Meghan McCain has opened way up about something extremely personal and extremely painful.
The View panelist recently lost her baby due to a miscarriage.
Via an op-ed in The New York Times this past Friday, the daughter of late Senator John McCain wrote very simply:
"To the end of my days I will remember this child."
She continued in candid detail:
"My miscarriage was a horrendous experience and I would not wish it upon anyone. I loved my baby, and I always will."
The talk show host, who some believe may leave The View in the very near future, said this pregnancy came as a joyous "surprise," explaining that the baby girl she was expecting would have been her and husband Ben Domenech's first child.
However, she said she suffered a miscarriage the same day she shot a cover story for New York Times Magazine about the aforementioned morning program.
"I look back at those pictures now, and I see a woman hiding her shock and sorrow," she wrote of this shoot, adding:
"I am posed for the camera, looking stern and strong, representing my fellow conservative women across the country. But inside, I am dying. Inside, my baby is dying."
Just so awful.
We truly cannot imagine going through such an experience.
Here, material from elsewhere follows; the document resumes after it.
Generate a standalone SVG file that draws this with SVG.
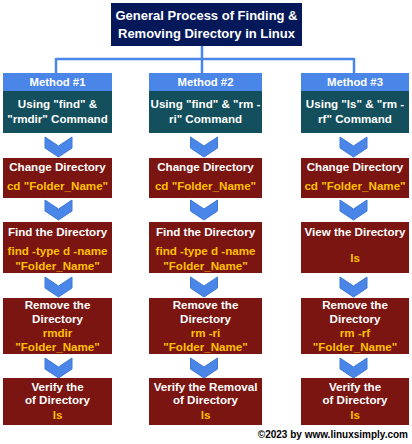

McCain went on to say she isn't looking for sympathy or a lot of special attention or anything.
Instead, she went public with this terrible news because she wants to destigmatize the "distressingly common" occurrence.
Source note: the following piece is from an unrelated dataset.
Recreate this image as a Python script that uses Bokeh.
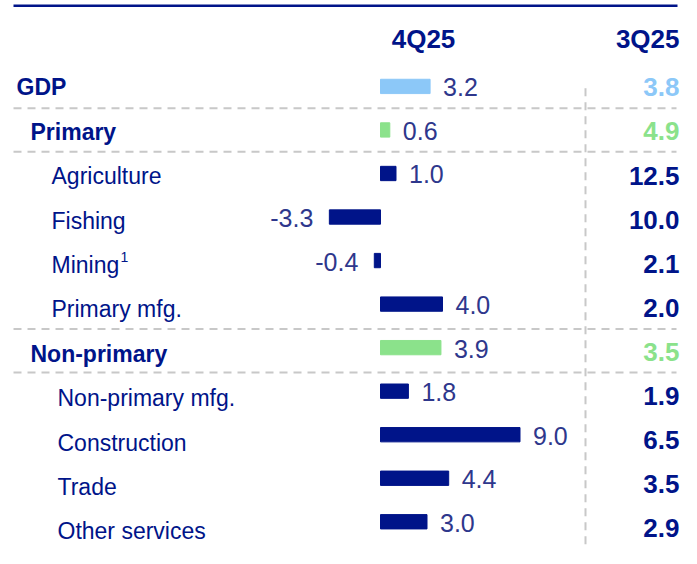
from bokeh.plotting import figure
from bokeh.models import Range1d, ColumnDataSource
from bokeh.core.properties import value
from bokeh.embed import file_html
from bokeh.resources import INLINE

# ---------------- data ----------------
categories = ["GDP", "Primary", "Agriculture", "Fishing", "Mining", "Primary mfg.",
              "Non-primary", "Non-primary mfg.", "Construction", "Trade", "Other services"]
q4_values = [3.2, 0.6, 1.0, -3.3, -0.4, 4.0, 3.9, 1.8, 9.0, 4.4, 3.0]
q3_values = [3.8, 4.9, 12.5, 10.0, 2.1, 2.0, 3.5, 1.9, 6.5, 3.5, 2.9]
levels = [0, 1, 2, 2, 2, 2, 1, 2, 2, 2, 2]
headers = ["4Q25", "3Q25"]
footnotes = {"Mining": "1"}

# ---------------- layout / style ----------------
W, H = 681, 548
PX_PER_UNIT = 15.5     # horizontal pixels per percentage point
ZERO_PX = 380          # x pixel of the zero line
ROW0_PX = 90           # y pixel of first bar row
ROW_PX = 45.6          # row spacing in pixels
RIGHT_PX = 679         # right edge of the previous-quarter column

NAVY = "#001489"
LBLUE = "#8CC8F8"
GREEN = "#8BE28B"
VALC = "#2E378C"
GRID = "#C8C8C8"
FONT = value("Liberation Sans")


def xd(px):   # pixel x -> data x
    return (px - ZERO_PX) / PX_PER_UNIT


def yd(py):   # pixel y (reference layout) -> data y (row units)
    return (py - ROW0_PX) / ROW_PX


p = figure(width=W, height=H, output_backend="svg", toolbar_location=None,
           x_range=Range1d(xd(0), xd(W)),
           y_range=Range1d(yd(574), yd(0)),
           min_border=0, outline_line_color=None)
p.axis.visible = False
p.grid.visible = False
p.background_fill_color = "white"
p.border_fill_color = "white"

level_color = {0: LBLUE, 1: GREEN, 2: NAVY}
rows = list(range(len(categories)))

# top rule
p.line([xd(13), xd(677)], [yd(5.5), yd(5.5)], line_color=NAVY, line_width=2.5)

# dashed separators
for b in [0.5, 1.5, 5.57, 6.57]:
    p.line([xd(13), xd(676)], [b, b], line_color=GRID, line_width=2, line_dash="8 6")
p.line([xd(585), xd(585)], [yd(92), yd(580)], line_color=GRID, line_width=2, line_dash="8 6")

# bars
src = ColumnDataSource(dict(y=rows, right=q4_values,
                            color=[level_color[l] for l in levels]))
p.hbar(y="y", left=0, right="right", height=15 / ROW_PX, color="color", source=src)

# value labels next to bars
pos_x, pos_y, pos_t, neg_x, neg_y, neg_t = [], [], [], [], [], []
for r, v in zip(rows, q4_values):
    if v >= 0:
        pos_x.append(v + 13 / PX_PER_UNIT); pos_y.append(r + 1 / ROW_PX); pos_t.append(f"{v:.1f}")
    else:
        neg_x.append(v - 16 / PX_PER_UNIT); neg_y.append(r + 1 / ROW_PX); neg_t.append(f"{v:.1f}")
p.text(pos_x, pos_y, text=pos_t, text_align="left", text_baseline="middle",
       text_font=FONT, text_font_size="25px", text_color=VALC)
p.text(neg_x, neg_y, text=neg_t, text_align="right", text_baseline="middle",
       text_font=FONT, text_font_size="25px", text_color=VALC)

# category labels
indent = {0: 16, 1: 30}
lab_x, lab_y, lab_t, lab_bold = [], [], [], []
group = 0
for r, (c, l) in enumerate(zip(categories, levels)):
    if l == 1:
        group += 1
    if l == 2:
        x = 51 if group == 1 else 57
    else:
        x = indent[l]
    ly = 91 + 46.5 * r
    lab_x.append(xd(x)); lab_y.append(yd(ly)); lab_t.append(c); lab_bold.append(l < 2)
    if c in footnotes:
        p.text([xd(x + 69)], [yd(ly - 8)], text=[footnotes[c]], text_align="left",
               text_baseline="middle", text_font=FONT, text_font_size="14px", text_color=NAVY)

bx = [a for a, b in zip(lab_x, lab_bold) if b]
by = [a for a, b in zip(lab_y, lab_bold) if b]
bt = [a for a, b in zip(lab_t, lab_bold) if b]
nx = [a for a, b in zip(lab_x, lab_bold) if not b]
ny = [a for a, b in zip(lab_y, lab_bold) if not b]
nt = [a for a, b in zip(lab_t, lab_bold) if not b]
p.text(bx, by, text=bt, text_align="left", text_baseline="middle", text_font=FONT,
       text_font_size="23px", text_font_style="bold", text_color=NAVY)
p.text(nx, ny, text=nt, text_align="left", text_baseline="middle", text_font=FONT,
       text_font_size="23px", text_color=NAVY)

# headers
p.text([xd(423)], [yd(40)], text=[headers[0]], text_align="center", text_baseline="middle",
       text_font=FONT, text_font_size="26px", text_font_style="bold", text_color=NAVY)
p.text([xd(RIGHT_PX)], [yd(40)], text=[headers[1]], text_align="right", text_baseline="middle",
       text_font=FONT, text_font_size="26px", text_font_style="bold", text_color=NAVY)

# previous-quarter column
rx = [xd(RIGHT_PX)] * len(rows)
ry = [yd(91 + 46.2 * r) for r in rows]
rsrc = ColumnDataSource(dict(x=rx, y=ry, t=[f"{v:.1f}" for v in q3_values],
                             c=[level_color[l] for l in levels]))
p.text("x", "y", text="t", text_color="c", source=rsrc, text_align="right",
       text_baseline="middle", text_font=FONT, text_font_size="26px", text_font_style="bold")

open("out.html", "w").write(file_html(p, INLINE))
(Many studies say that one in four women have suffered a miscarriage.)
"We deserve the opportunity to speak openly of them, to share what they were and to mourn," McCain wrote in her piece.
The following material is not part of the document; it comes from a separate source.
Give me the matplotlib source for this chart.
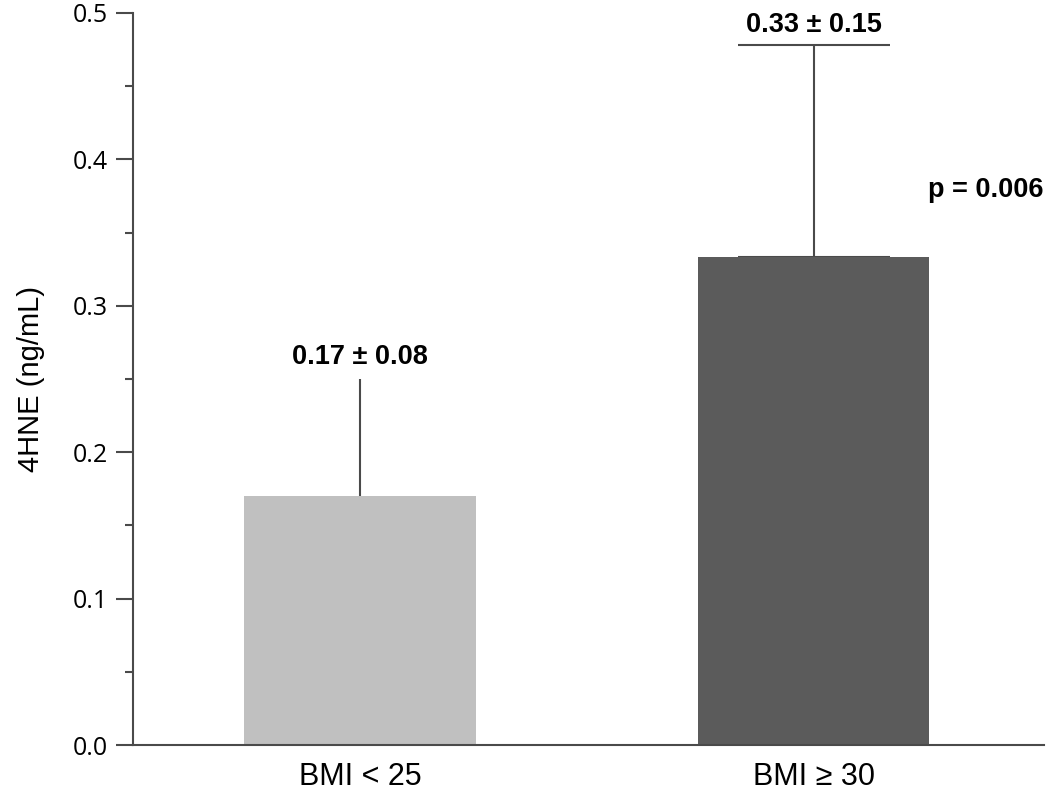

As for why it happened in this case? No one can ever say for sure; it can often just be chalked up to bad luck.
"I blamed myself," McCain sadly says.
"Perhaps it was wrong of me to choose to be a professional woman, working in a high-pressure, high-visibility, high-stress field, still bearing the burden of the recent loss of my father and facing on top of that the arrows that come with public life."
"I blamed my age, I blamed my personality," she continued.
"I blamed everything and anything a person could think of, and what followed was a deep opening of shame. This, I told myself, is the reason my body is a rock-strewn wasteland in which no child may live."
And Meghan sort of takes comfort in the symmetry between that loss and the loss of her daughter.
"When my father passed, I took refuge in the hope that someday we would be united in the hereafter," she said.
"I still imagine that moment, even as I trust that a loving God will see it happen. Now I imagine it a bit differently. There is my father — and he is holding his granddaughter in his hands."
How very powerful.
We send our thoughts and condolences to Meghan McCain.